## Records to use

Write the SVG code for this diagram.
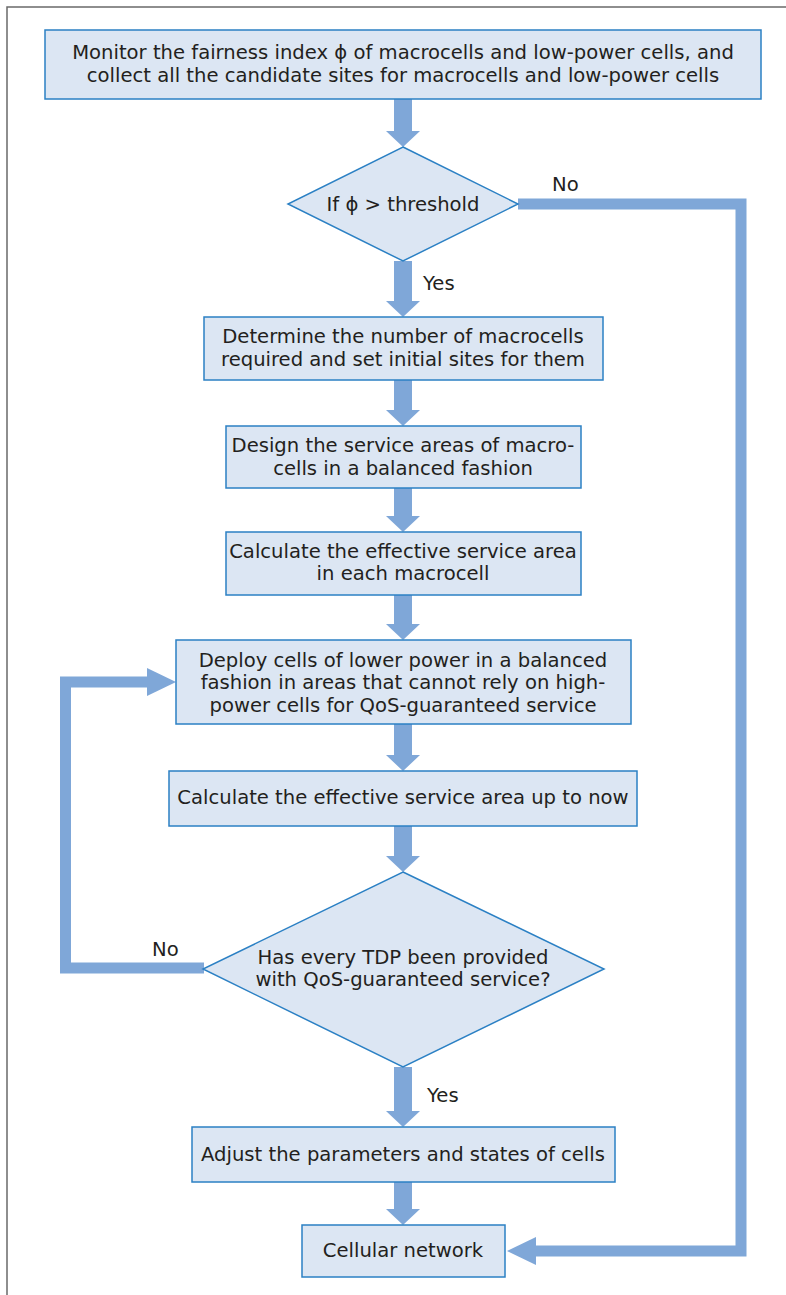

* * *

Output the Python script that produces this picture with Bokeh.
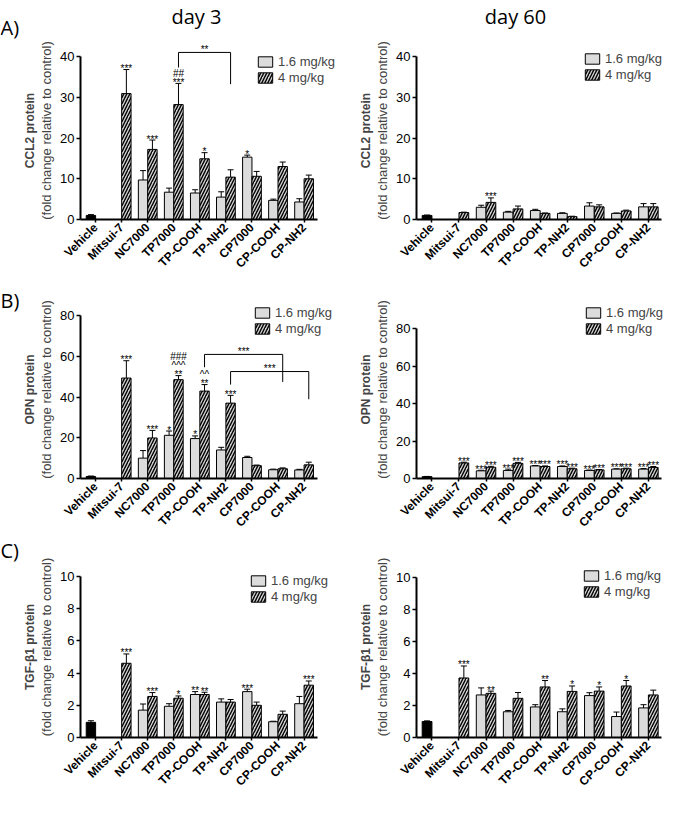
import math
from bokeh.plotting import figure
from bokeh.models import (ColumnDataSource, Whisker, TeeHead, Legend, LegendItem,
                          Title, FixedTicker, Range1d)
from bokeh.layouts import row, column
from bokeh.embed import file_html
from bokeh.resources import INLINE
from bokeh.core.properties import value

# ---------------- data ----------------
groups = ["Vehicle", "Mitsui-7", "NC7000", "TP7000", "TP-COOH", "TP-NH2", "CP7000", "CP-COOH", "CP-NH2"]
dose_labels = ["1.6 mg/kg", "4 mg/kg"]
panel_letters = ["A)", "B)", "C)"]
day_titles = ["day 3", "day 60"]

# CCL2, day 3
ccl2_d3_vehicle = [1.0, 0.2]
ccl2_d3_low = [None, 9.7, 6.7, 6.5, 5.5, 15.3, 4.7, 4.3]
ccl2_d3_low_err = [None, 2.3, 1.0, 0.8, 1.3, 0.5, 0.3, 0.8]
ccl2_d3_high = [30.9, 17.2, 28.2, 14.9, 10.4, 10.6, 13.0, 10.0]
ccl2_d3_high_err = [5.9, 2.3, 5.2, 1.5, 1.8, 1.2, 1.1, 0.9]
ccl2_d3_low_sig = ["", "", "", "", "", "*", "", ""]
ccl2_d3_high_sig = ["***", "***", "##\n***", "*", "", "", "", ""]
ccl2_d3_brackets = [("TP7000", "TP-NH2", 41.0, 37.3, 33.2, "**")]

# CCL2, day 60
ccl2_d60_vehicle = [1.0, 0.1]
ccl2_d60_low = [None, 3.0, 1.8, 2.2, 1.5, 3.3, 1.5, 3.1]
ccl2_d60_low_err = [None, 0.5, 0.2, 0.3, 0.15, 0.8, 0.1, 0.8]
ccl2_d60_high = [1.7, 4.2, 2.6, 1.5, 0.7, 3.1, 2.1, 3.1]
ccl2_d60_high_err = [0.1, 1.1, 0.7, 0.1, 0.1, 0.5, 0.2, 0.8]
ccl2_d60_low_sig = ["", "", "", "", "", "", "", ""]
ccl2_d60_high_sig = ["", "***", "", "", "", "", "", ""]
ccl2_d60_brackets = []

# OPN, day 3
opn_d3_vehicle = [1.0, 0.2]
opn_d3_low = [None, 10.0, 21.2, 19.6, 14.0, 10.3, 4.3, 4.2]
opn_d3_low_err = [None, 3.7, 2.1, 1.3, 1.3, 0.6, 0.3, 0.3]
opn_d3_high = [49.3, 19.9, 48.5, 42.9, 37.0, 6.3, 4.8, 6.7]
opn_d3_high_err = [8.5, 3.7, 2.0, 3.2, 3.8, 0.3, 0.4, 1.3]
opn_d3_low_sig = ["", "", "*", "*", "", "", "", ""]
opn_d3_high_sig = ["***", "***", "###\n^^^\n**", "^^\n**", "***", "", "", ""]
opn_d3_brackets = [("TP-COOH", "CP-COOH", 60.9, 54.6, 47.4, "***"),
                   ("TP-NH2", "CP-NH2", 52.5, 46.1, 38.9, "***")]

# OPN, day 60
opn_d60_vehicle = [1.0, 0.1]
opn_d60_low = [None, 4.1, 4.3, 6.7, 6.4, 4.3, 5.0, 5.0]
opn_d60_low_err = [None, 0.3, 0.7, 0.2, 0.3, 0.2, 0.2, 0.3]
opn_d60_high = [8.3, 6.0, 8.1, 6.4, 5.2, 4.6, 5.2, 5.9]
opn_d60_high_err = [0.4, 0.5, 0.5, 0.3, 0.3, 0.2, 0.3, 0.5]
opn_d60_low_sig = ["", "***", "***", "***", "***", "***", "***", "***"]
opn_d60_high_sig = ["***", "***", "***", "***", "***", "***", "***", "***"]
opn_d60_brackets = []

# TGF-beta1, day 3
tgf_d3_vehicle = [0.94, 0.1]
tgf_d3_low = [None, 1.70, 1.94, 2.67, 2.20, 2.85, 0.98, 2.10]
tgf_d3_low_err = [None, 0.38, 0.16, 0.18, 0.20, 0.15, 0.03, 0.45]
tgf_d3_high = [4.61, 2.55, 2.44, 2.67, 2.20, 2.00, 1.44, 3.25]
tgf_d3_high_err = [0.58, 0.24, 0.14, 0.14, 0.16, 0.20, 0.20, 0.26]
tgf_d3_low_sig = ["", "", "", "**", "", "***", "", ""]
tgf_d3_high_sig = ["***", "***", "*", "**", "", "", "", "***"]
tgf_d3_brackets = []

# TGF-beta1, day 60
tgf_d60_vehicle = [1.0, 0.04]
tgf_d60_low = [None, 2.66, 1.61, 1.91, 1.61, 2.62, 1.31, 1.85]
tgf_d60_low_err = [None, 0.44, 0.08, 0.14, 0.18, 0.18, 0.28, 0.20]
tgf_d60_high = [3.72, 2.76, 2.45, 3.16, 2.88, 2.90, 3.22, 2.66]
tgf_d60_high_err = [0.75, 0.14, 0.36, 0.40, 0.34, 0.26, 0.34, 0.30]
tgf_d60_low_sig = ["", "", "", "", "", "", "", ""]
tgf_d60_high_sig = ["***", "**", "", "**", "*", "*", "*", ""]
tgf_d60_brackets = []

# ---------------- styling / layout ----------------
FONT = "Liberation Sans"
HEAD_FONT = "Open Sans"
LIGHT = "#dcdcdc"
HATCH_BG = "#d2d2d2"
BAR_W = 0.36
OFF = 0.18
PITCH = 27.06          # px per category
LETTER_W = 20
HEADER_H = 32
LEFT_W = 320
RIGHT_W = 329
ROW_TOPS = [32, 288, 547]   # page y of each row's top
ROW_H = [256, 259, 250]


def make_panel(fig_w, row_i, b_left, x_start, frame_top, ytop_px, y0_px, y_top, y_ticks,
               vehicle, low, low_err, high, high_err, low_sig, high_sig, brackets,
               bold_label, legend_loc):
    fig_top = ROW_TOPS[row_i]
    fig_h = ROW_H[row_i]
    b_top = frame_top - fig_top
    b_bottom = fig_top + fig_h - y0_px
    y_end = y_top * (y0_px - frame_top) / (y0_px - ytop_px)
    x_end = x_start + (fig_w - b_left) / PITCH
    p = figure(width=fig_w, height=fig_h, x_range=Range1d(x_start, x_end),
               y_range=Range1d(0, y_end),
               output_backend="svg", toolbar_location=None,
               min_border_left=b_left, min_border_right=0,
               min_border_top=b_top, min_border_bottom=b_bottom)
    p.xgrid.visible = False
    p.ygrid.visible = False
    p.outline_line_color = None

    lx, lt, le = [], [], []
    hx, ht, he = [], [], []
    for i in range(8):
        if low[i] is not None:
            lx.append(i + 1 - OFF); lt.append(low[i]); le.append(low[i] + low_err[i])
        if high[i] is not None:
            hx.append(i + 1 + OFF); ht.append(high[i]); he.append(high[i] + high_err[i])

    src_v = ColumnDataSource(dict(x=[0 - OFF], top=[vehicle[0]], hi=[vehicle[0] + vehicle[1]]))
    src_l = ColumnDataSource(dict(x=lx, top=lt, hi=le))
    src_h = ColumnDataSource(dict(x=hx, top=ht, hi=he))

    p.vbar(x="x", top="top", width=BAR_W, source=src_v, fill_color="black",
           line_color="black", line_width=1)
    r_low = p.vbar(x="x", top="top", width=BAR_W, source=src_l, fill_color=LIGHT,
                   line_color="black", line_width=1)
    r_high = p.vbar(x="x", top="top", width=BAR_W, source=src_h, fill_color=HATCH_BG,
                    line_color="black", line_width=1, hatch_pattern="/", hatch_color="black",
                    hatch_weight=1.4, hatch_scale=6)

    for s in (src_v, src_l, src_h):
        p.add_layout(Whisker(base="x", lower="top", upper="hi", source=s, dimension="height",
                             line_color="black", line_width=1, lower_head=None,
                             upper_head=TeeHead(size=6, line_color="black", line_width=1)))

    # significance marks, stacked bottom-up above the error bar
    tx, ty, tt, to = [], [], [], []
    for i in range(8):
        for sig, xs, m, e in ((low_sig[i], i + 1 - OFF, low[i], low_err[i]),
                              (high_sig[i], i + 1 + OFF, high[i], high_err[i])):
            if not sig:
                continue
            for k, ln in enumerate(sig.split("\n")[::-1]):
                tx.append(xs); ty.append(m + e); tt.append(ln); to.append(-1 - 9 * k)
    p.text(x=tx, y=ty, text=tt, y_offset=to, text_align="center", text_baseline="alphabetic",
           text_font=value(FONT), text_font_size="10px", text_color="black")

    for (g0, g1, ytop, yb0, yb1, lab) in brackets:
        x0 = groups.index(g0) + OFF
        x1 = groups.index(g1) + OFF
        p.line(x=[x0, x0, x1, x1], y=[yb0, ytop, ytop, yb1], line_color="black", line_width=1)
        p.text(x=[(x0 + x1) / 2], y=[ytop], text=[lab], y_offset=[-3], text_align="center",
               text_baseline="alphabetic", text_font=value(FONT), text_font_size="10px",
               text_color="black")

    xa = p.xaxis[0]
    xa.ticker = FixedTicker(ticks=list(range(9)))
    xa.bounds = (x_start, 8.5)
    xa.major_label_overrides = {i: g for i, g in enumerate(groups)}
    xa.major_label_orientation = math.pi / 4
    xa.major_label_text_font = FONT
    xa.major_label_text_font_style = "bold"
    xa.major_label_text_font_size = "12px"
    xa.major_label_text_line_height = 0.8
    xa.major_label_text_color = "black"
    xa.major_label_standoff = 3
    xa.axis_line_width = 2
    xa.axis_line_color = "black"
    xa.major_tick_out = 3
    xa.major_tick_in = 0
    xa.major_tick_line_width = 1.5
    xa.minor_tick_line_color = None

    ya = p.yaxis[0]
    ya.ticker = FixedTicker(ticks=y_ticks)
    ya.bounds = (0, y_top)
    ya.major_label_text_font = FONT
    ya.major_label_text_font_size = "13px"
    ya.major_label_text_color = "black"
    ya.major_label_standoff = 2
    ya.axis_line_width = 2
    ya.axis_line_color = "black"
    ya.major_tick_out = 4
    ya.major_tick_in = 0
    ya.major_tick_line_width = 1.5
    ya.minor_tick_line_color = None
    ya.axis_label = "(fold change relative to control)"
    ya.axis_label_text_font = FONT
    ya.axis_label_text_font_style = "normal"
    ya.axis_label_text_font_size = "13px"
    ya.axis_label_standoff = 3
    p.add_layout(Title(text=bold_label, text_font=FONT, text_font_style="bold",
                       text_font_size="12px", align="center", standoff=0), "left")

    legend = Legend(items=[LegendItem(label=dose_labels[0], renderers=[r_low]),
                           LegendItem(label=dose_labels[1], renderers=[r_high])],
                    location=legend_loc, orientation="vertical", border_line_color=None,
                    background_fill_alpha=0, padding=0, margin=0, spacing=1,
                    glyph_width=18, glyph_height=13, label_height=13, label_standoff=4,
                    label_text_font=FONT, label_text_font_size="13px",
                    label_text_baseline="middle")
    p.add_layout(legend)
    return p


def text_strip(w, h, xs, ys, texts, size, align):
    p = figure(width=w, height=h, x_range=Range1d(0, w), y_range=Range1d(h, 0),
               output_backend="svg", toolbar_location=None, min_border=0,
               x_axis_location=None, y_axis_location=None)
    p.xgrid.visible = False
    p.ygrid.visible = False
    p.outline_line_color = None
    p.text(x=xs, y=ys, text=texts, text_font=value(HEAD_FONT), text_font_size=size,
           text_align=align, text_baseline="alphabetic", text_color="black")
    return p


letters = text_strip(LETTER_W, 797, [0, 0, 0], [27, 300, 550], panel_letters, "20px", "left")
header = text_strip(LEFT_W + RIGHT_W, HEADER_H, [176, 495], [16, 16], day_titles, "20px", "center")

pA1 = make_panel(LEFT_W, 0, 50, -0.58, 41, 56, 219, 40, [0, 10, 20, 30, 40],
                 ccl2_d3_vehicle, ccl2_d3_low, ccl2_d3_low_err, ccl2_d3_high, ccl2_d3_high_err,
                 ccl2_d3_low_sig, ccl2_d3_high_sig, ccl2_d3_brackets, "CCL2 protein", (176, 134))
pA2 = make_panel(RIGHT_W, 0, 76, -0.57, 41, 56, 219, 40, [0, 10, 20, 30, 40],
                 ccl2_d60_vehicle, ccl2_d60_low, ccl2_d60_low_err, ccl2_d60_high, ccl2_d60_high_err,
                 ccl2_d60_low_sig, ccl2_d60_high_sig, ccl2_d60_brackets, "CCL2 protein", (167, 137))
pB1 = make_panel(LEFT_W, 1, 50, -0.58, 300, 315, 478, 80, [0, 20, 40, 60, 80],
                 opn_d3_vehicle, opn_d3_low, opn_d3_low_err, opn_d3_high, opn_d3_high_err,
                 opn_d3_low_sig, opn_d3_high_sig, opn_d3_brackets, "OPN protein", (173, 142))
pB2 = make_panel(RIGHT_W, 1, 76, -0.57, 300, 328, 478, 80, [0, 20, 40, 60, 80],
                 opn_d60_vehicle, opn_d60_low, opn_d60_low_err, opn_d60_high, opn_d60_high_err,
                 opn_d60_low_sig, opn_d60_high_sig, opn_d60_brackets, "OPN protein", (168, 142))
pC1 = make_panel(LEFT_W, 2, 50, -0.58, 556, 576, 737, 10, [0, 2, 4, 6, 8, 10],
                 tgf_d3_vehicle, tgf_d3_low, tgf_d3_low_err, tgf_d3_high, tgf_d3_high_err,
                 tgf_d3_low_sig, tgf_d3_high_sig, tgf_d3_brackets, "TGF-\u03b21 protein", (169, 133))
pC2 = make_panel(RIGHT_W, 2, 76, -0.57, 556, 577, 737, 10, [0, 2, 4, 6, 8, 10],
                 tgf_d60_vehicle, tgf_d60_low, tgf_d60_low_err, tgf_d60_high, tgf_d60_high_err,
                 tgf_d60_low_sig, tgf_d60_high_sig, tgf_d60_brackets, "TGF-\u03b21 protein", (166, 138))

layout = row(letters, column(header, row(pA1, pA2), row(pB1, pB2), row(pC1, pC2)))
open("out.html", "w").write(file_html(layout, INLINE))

...

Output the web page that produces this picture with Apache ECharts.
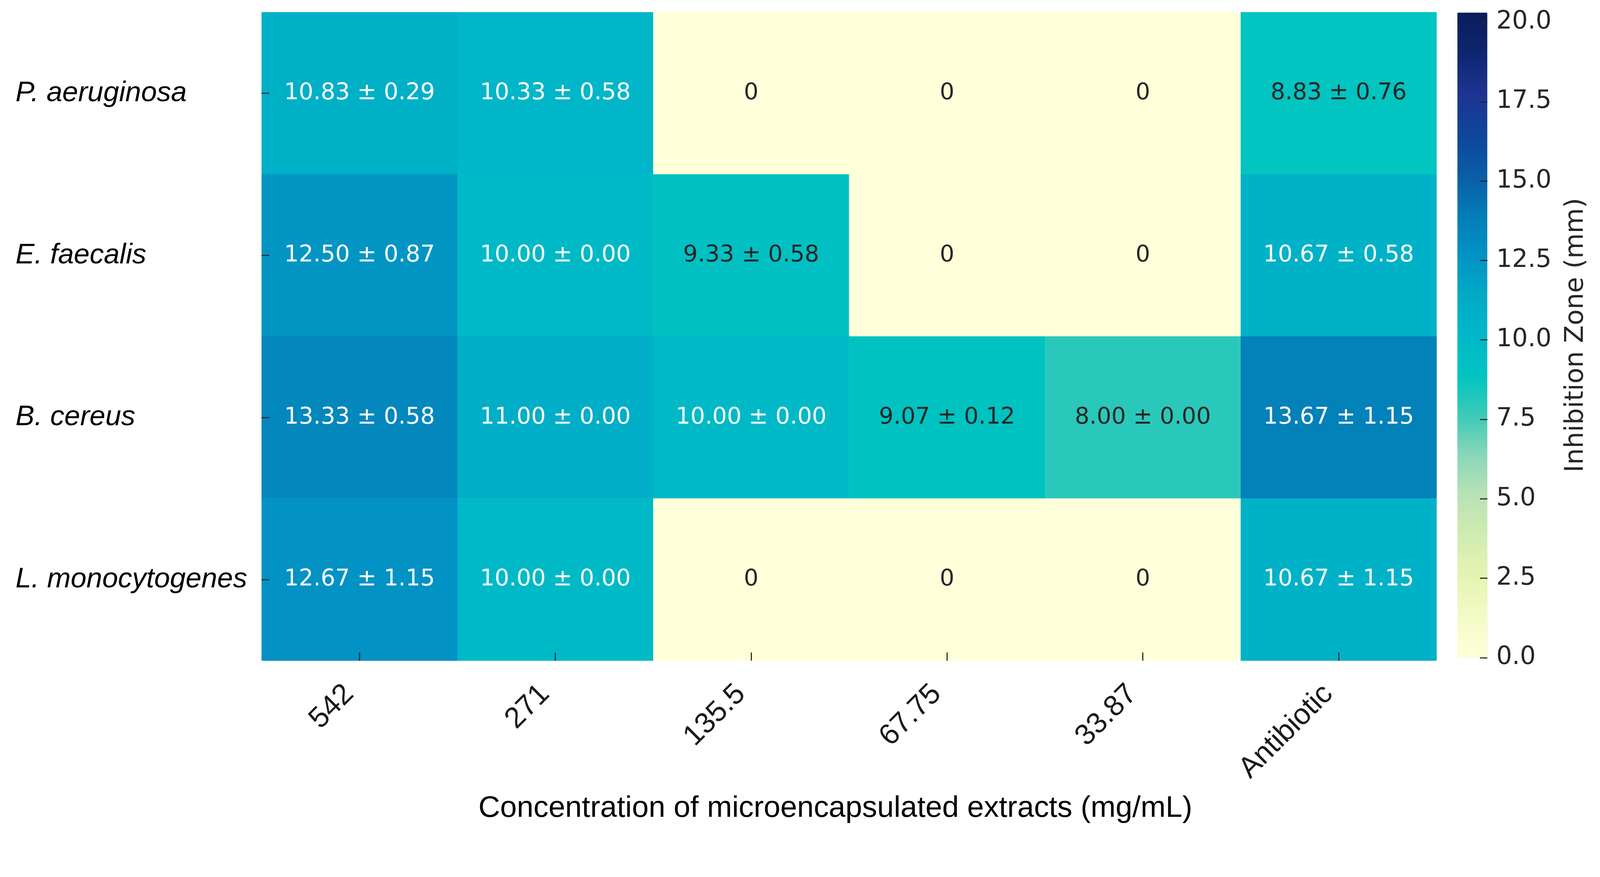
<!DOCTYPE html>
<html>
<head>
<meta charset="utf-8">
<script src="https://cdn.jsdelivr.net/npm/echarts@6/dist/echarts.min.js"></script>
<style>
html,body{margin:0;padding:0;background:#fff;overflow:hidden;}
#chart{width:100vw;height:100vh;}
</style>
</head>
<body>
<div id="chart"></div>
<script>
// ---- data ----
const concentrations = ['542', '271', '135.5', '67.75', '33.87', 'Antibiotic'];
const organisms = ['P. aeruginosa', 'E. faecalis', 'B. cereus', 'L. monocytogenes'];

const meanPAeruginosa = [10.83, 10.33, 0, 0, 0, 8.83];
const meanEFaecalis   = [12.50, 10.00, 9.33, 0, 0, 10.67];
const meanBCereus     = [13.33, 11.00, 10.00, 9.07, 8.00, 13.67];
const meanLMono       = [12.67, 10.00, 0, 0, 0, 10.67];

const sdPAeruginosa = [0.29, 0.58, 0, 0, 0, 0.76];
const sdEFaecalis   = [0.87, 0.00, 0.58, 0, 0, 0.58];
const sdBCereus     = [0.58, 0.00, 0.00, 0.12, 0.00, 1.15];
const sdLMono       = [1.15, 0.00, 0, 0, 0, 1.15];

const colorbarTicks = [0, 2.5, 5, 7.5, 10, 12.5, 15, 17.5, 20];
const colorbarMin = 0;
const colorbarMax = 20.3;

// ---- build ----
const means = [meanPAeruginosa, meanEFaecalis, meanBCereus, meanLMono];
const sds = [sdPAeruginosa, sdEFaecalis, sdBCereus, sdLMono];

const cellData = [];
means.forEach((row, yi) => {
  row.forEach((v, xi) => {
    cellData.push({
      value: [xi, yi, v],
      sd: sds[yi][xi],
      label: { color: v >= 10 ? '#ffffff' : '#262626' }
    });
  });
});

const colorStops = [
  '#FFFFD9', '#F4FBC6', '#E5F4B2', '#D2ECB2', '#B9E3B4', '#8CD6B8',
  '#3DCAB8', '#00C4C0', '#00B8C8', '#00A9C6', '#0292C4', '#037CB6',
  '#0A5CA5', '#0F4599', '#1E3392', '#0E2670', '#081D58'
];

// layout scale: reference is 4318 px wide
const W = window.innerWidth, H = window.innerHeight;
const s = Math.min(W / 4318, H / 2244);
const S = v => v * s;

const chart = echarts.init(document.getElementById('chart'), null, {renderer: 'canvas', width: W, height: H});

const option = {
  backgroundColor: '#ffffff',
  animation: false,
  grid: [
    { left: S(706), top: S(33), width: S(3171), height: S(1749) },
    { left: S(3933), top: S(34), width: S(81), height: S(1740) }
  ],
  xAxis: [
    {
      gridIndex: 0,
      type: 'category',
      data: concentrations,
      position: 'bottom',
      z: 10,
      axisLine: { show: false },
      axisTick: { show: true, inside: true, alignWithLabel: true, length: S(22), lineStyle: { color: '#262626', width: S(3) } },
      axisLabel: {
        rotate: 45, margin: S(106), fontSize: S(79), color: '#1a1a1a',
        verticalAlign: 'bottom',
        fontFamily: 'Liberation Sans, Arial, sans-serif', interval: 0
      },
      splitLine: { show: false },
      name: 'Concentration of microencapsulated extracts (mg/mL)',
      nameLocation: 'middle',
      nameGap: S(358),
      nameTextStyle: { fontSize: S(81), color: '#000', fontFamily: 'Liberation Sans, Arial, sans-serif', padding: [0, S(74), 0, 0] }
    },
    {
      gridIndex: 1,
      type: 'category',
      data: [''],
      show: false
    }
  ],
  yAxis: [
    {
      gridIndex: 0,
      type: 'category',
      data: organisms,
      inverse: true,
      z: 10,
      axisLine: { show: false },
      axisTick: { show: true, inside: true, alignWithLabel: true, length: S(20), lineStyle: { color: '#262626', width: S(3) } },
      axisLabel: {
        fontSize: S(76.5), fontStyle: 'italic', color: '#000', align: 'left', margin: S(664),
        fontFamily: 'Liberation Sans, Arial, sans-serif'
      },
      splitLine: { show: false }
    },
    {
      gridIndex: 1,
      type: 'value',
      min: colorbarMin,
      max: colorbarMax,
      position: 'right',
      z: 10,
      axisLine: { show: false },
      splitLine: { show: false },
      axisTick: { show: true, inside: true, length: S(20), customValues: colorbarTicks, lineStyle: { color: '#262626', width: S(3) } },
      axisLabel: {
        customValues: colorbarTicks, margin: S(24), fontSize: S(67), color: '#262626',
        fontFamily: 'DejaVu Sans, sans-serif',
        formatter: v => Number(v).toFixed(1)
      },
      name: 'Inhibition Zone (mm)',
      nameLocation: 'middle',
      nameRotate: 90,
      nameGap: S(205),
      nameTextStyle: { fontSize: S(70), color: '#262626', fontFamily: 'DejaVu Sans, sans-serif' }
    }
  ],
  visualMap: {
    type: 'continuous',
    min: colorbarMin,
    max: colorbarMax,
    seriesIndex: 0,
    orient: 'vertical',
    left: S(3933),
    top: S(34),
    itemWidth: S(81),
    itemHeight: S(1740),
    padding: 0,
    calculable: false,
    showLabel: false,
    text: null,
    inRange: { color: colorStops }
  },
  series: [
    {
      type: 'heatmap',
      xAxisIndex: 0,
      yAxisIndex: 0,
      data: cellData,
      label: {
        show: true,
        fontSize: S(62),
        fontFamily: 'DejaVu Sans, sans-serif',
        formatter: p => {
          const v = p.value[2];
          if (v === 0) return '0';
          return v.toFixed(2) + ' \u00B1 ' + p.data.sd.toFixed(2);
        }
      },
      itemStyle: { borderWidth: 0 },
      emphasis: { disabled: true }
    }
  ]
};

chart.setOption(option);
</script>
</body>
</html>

## Goal
Copy every line in the entries above that has the string "script" in it.

## Result of the task
Output the Python script that produces this picture with Bokeh.
<script src="https://cdn.jsdelivr.net/npm/echarts@6/dist/echarts.min.js"></script>
<script>
</script>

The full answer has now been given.